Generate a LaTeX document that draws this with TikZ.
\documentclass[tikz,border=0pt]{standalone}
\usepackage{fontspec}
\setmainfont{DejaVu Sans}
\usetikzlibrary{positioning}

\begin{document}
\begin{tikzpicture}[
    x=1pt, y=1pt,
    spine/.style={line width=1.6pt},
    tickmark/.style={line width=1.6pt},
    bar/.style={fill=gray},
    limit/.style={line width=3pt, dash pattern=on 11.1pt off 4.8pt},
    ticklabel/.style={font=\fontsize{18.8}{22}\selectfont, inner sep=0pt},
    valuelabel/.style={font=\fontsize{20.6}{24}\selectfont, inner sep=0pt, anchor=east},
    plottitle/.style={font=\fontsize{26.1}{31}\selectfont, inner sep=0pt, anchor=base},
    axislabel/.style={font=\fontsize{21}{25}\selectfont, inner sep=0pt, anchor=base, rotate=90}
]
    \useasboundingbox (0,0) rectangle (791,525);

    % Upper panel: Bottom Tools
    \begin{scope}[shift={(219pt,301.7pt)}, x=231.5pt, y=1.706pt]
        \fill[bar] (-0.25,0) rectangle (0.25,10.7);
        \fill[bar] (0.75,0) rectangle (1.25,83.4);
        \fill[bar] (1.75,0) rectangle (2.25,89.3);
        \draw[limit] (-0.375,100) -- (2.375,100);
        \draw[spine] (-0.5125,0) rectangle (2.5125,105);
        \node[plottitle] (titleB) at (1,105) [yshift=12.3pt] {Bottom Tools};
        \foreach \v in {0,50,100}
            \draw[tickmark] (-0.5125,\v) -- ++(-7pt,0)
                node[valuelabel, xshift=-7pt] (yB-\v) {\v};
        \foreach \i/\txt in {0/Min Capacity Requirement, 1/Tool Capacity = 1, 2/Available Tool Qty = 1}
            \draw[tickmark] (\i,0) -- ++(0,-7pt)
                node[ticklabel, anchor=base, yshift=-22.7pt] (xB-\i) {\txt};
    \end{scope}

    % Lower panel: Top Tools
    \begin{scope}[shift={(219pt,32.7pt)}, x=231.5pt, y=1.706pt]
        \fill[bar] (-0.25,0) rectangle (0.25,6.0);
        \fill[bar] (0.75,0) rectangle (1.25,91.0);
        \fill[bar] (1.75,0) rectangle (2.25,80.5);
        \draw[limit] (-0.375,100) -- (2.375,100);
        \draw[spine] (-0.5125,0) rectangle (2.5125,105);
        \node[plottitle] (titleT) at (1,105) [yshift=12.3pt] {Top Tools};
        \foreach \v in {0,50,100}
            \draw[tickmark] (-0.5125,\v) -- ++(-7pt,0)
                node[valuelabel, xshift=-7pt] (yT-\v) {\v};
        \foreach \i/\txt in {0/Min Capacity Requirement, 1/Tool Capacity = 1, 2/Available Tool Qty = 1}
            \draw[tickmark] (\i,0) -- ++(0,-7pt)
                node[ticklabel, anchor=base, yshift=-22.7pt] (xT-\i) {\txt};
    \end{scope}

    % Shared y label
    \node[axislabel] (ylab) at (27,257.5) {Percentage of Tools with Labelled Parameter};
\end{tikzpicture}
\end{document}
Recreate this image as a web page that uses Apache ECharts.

===============

# WRITTEN REQUEST
Return every line holding the word "with" from the records.

# WORKED SOLUTION
Generate a LaTeX document that draws this with TikZ.
    \node[axislabel] (ylab) at (27,257.5) {Percentage of Tools with Labelled Parameter};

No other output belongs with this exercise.